The NME shows how the strength of a well-established brand can be carried across different media. The prospect of interactive television and WAP technology promises to blur boundaries, and music advertising and editorial appears to be a prime candidate for cross-media arrangements.

Emap could be leading the charge of cross-media marketing in music. The last decade has seen it manouevre itself into a strong position for this, with the purchase of interactive cable TV music channel The Box, the growth of radio brands such as Kiss and the development of its music magazine portfolio which includes Smash Hits, Mixmag and Mojo.

The Smash Hits brand, for example, is to form part of a new venture with Channel 4 (see EMAP And Channel 4 Unite In Digital Venture), marketing products and services for young people. The project will include a website combining the content of Emap youth magazines and Channel 4 teen soaps and links to Channel 4’s T4 and its forthcoming digital entertainment channel E4.

Emap is also developing an online music portal, which will bring together its music magazine and radio brands including Kiss, Select and Mixmag. Each brand will have a separate area and URL within the site. Future possibilities for platforms such as interactive digital television and WAP are also being explored.

Jerry Perkins, managing director of Emap Digital Music, is organising the project. He insists that Emap’s investment in music websites at a time of falling ABC’s for music print titles is “not defensive.” He continues: “The music press is cyclical, and at the moment its pretty dull, which makes it hard to get big sales.”

Perkins denies that the new media forms of Emap brands are aiming to replace the print versions. “There’s very little [print] readership for hard news – people are looking for a monthly entertainment package.
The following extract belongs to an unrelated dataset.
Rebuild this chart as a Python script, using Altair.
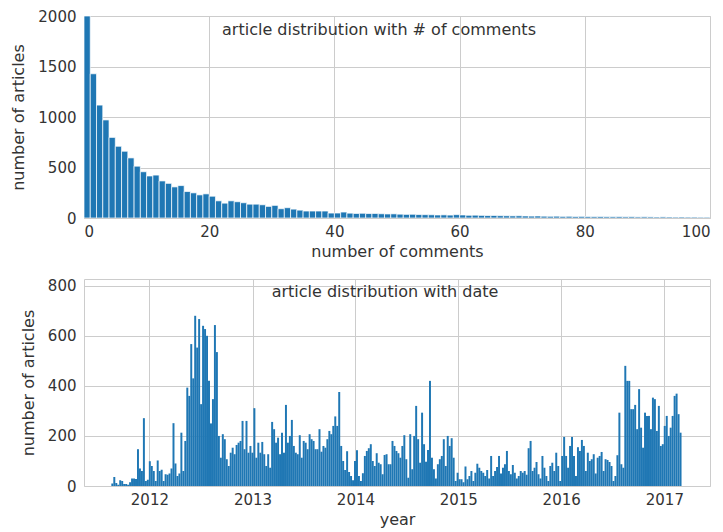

The online versions enable us to explore new areas and in our view the two are very complementary.”

Emap Digital is looking for an autumn launch of the project, the name of which is currently “under wraps”. Initially it will seek music-based advertising, but Jerry Perkins insists that “the most important factor at first will be to build up a valuable audience who keep coming back.”

Once this is established, cross-media marketing offers far more opportunities for ad revenue than print alone. E-commerce partnerships, digital music downloads and marketing services are all possibilities open to the Emap venture, and advertisers will also be given the opportunity to run campaigns or sponsorship deals on all the platforms a brand appears on. Music to shareholders’ ears, no doubt.